* Begin Information supplied *

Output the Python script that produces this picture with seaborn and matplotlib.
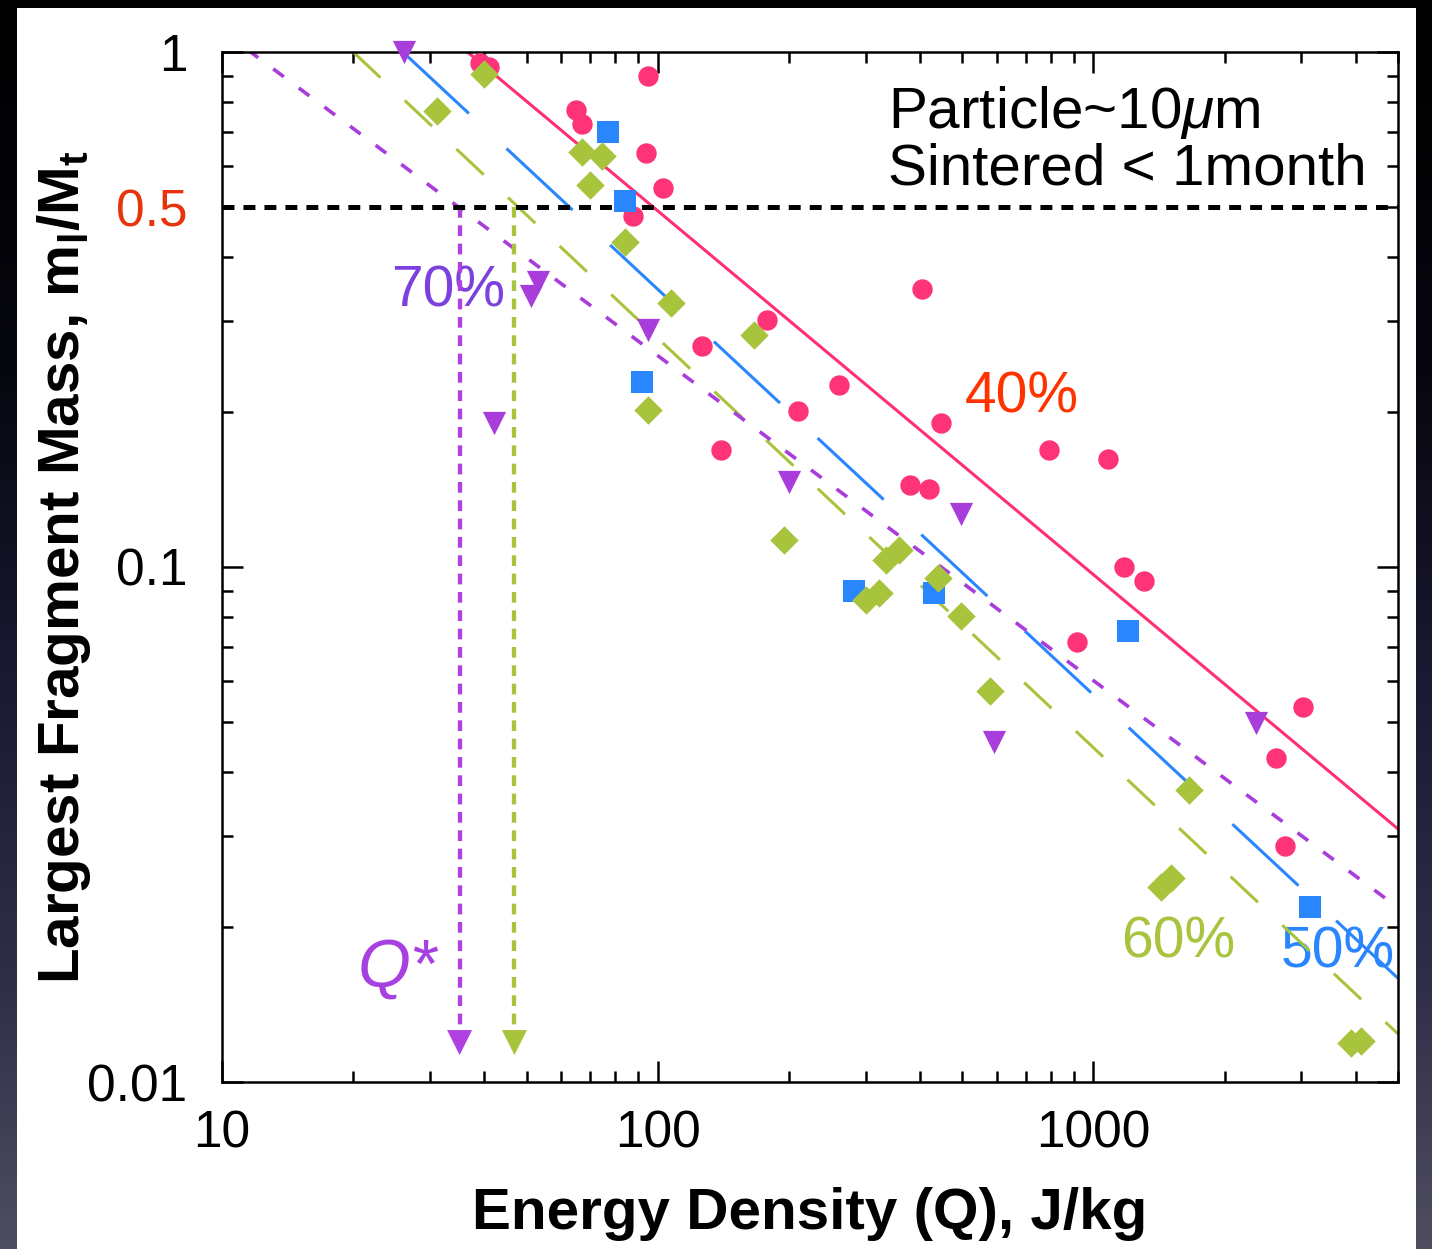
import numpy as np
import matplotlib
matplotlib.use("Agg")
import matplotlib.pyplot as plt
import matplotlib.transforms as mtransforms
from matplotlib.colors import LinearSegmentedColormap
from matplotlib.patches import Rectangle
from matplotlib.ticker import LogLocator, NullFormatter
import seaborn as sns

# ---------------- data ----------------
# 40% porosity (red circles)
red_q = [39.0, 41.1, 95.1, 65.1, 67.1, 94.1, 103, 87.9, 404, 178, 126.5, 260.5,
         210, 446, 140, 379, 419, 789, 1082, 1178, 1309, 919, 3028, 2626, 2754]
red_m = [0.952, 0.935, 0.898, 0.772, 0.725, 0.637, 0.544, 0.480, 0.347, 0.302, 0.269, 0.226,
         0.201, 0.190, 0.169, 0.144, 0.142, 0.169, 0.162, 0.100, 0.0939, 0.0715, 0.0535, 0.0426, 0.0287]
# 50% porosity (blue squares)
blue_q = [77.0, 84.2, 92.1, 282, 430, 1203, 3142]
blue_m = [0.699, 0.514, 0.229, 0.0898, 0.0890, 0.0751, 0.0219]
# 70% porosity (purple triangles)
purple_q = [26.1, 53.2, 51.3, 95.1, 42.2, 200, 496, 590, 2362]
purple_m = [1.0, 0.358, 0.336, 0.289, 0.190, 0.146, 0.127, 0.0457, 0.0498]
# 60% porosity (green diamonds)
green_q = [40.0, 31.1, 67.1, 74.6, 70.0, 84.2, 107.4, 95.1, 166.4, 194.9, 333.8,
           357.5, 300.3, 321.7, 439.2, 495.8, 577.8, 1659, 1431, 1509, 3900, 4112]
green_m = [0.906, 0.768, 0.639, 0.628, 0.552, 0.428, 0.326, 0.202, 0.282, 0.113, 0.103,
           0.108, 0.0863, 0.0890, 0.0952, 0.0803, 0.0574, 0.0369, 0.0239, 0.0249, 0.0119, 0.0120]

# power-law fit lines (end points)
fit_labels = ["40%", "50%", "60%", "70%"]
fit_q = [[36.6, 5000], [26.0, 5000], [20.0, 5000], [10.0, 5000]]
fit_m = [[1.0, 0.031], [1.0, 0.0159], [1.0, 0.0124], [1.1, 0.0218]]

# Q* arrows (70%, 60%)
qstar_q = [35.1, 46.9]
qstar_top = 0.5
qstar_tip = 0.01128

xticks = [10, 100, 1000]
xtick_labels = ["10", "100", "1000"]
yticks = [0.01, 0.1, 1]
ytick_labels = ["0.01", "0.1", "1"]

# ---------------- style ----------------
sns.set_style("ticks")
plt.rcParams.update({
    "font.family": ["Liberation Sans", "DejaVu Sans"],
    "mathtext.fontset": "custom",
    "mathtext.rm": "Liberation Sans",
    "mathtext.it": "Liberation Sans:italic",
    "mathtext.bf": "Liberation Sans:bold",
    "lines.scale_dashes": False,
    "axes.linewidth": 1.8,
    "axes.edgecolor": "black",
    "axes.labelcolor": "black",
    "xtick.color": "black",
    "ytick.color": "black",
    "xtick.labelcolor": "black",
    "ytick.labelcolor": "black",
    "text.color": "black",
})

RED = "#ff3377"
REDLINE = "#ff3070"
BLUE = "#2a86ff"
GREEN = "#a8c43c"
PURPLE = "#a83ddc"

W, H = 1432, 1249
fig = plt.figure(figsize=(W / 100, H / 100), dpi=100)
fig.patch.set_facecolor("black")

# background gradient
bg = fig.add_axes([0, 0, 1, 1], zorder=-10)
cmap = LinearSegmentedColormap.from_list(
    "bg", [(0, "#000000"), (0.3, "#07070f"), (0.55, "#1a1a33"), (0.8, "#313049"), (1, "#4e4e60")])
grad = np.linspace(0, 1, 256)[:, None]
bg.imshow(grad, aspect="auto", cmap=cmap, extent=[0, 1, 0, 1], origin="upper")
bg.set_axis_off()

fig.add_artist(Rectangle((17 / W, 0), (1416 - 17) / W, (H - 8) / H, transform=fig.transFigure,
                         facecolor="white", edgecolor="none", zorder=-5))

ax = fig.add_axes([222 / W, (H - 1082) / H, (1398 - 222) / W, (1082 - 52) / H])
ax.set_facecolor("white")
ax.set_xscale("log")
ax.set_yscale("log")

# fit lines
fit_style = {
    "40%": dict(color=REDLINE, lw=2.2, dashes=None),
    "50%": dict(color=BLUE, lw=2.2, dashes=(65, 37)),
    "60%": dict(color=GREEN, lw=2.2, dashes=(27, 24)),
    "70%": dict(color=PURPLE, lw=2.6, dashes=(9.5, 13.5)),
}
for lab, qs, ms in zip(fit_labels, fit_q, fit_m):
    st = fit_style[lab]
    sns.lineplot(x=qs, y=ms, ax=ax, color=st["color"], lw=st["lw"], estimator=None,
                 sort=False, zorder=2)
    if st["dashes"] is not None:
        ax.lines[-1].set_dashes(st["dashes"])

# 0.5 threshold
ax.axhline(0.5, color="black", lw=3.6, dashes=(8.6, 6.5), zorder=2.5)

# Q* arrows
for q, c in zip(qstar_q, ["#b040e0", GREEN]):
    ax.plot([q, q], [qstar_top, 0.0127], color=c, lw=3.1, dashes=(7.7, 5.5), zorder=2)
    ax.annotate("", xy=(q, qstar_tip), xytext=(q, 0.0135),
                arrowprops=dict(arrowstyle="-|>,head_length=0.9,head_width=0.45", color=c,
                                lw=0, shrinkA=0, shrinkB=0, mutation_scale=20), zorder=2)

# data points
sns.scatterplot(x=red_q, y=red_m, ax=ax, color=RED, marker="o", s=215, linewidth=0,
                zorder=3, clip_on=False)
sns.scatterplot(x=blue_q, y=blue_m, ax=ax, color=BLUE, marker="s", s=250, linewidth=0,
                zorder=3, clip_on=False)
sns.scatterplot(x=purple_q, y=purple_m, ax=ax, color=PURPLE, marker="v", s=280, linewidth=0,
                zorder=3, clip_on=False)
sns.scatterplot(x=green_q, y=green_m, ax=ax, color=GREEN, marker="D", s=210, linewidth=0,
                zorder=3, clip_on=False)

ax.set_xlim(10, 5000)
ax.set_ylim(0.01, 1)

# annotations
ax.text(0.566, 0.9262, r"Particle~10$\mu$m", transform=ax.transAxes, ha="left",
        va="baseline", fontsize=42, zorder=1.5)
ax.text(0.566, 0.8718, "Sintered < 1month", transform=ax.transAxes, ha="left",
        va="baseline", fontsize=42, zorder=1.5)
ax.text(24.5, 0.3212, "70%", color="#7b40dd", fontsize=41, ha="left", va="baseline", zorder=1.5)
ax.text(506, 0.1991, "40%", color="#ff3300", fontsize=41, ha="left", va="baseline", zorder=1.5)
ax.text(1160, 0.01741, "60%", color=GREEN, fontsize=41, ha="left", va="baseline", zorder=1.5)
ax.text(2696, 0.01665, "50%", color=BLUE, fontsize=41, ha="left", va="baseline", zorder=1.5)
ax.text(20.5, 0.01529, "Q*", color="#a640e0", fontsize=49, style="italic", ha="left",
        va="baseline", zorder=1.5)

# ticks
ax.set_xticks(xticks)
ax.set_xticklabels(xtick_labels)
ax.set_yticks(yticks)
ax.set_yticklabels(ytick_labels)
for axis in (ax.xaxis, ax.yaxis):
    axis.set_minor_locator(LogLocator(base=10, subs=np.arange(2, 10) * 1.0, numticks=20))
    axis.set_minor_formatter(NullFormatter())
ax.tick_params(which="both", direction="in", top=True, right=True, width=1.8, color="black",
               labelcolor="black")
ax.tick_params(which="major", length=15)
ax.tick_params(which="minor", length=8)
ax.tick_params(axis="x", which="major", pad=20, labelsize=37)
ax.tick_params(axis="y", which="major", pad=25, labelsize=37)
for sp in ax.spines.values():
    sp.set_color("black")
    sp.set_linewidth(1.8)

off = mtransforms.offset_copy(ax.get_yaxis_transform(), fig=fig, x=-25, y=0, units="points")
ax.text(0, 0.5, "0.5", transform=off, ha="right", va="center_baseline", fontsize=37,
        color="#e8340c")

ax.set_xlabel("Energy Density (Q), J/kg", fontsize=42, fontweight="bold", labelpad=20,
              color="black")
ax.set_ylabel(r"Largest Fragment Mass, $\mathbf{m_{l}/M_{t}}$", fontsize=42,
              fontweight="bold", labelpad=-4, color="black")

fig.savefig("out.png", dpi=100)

* End Information supplied *

** What the exercise asks **
Take the lines from the start of the material to the line with "import seaborn as sns", both included, and transcribe them exactly without the pictures.

** Solution **
Output the Python script that produces this picture with seaborn and matplotlib.
import numpy as np
import matplotlib
matplotlib.use("Agg")
import matplotlib.pyplot as plt
import matplotlib.transforms as mtransforms
from matplotlib.colors import LinearSegmentedColormap
from matplotlib.patches import Rectangle
from matplotlib.ticker import LogLocator, NullFormatter
import seaborn as sns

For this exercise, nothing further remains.